What the task asks => Make an exact copy of all the records.
___ Given records
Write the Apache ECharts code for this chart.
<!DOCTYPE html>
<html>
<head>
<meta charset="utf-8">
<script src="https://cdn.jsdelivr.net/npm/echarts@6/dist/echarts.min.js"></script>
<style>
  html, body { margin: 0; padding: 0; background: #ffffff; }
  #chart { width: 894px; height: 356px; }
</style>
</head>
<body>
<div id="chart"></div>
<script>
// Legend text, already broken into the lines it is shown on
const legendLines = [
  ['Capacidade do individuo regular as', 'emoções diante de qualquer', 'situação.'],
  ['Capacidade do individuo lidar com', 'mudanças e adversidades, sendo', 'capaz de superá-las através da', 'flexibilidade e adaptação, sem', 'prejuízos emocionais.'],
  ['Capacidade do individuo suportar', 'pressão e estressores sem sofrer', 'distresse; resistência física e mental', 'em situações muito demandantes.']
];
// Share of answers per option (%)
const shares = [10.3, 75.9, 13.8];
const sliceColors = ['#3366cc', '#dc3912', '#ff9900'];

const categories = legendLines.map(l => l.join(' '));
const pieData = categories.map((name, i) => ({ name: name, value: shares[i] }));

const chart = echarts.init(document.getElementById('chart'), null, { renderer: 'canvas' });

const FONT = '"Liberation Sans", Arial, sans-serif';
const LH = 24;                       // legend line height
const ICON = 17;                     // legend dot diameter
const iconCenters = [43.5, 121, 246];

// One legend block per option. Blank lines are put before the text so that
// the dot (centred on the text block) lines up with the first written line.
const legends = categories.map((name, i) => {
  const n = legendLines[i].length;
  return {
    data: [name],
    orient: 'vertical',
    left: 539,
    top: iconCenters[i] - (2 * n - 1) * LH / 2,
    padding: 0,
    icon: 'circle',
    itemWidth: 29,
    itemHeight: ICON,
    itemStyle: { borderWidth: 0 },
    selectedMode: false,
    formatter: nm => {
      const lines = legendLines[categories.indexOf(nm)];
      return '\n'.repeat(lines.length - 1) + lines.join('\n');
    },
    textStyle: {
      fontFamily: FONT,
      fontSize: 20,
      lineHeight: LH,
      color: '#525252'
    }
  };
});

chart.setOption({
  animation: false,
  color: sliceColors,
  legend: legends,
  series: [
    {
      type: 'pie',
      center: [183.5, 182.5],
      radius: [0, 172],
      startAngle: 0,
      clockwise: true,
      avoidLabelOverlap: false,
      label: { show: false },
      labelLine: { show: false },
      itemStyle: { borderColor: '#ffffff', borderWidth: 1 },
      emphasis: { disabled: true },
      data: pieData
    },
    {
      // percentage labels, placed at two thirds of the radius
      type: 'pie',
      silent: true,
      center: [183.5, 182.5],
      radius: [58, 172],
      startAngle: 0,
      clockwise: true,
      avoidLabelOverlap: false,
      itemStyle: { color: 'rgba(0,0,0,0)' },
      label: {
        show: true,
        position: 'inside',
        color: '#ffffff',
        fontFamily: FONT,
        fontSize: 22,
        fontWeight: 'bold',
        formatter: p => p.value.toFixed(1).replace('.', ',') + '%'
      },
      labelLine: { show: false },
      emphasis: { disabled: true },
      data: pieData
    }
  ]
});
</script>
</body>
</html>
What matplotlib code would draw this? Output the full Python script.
______
Written solution =>
Write the Apache ECharts code for this chart.
<!DOCTYPE html>
<html>
<head>
<meta charset="utf-8">
<script src="https://cdn.jsdelivr.net/npm/echarts@6/dist/echarts.min.js"></script>
<style>
  html, body { margin: 0; padding: 0; background: #ffffff; }
  #chart { width: 894px; height: 356px; }
</style>
</head>
<body>
<div id="chart"></div>
<script>
// Legend text, already broken into the lines it is shown on
const legendLines = [
  ['Capacidade do individuo regular as', 'emoções diante de qualquer', 'situação.'],
  ['Capacidade do individuo lidar com', 'mudanças e adversidades, sendo', 'capaz de superá-las através da', 'flexibilidade e adaptação, sem', 'prejuízos emocionais.'],
  ['Capacidade do individuo suportar', 'pressão e estressores sem sofrer', 'distresse; resistência física e mental', 'em situações muito demandantes.']
];
// Share of answers per option (%)
const shares = [10.3, 75.9, 13.8];
const sliceColors = ['#3366cc', '#dc3912', '#ff9900'];

const categories = legendLines.map(l => l.join(' '));
const pieData = categories.map((name, i) => ({ name: name, value: shares[i] }));

const chart = echarts.init(document.getElementById('chart'), null, { renderer: 'canvas' });

const FONT = '"Liberation Sans", Arial, sans-serif';
const LH = 24;                       // legend line height
const ICON = 17;                     // legend dot diameter
const iconCenters = [43.5, 121, 246];

// One legend block per option. Blank lines are put before the text so that
// the dot (centred on the text block) lines up with the first written line.
const legends = categories.map((name, i) => {
  const n = legendLines[i].length;
  return {
    data: [name],
    orient: 'vertical',
    left: 539,
    top: iconCenters[i] - (2 * n - 1) * LH / 2,
    padding: 0,
    icon: 'circle',
    itemWidth: 29,
    itemHeight: ICON,
    itemStyle: { borderWidth: 0 },
    selectedMode: false,
    formatter: nm => {
      const lines = legendLines[categories.indexOf(nm)];
      return '\n'.repeat(lines.length - 1) + lines.join('\n');
    },
    textStyle: {
      fontFamily: FONT,
      fontSize: 20,
      lineHeight: LH,
      color: '#525252'
    }
  };
});

chart.setOption({
  animation: false,
  color: sliceColors,
  legend: legends,
  series: [
    {
      type: 'pie',
      center: [183.5, 182.5],
      radius: [0, 172],
      startAngle: 0,
      clockwise: true,
      avoidLabelOverlap: false,
      label: { show: false },
      labelLine: { show: false },
      itemStyle: { borderColor: '#ffffff', borderWidth: 1 },
      emphasis: { disabled: true },
      data: pieData
    },
    {
      // percentage labels, placed at two thirds of the radius
      type: 'pie',
      silent: true,
      center: [183.5, 182.5],
      radius: [58, 172],
      startAngle: 0,
      clockwise: true,
      avoidLabelOverlap: false,
      itemStyle: { color: 'rgba(0,0,0,0)' },
      label: {
        show: true,
        position: 'inside',
        color: '#ffffff',
        fontFamily: FONT,
        fontSize: 22,
        fontWeight: 'bold',
        formatter: p => p.value.toFixed(1).replace('.', ',') + '%'
      },
      labelLine: { show: false },
      emphasis: { disabled: true },
      data: pieData
    }
  ]
});
</script>
</body>
</html>
What matplotlib code would draw this? Output the full Python script.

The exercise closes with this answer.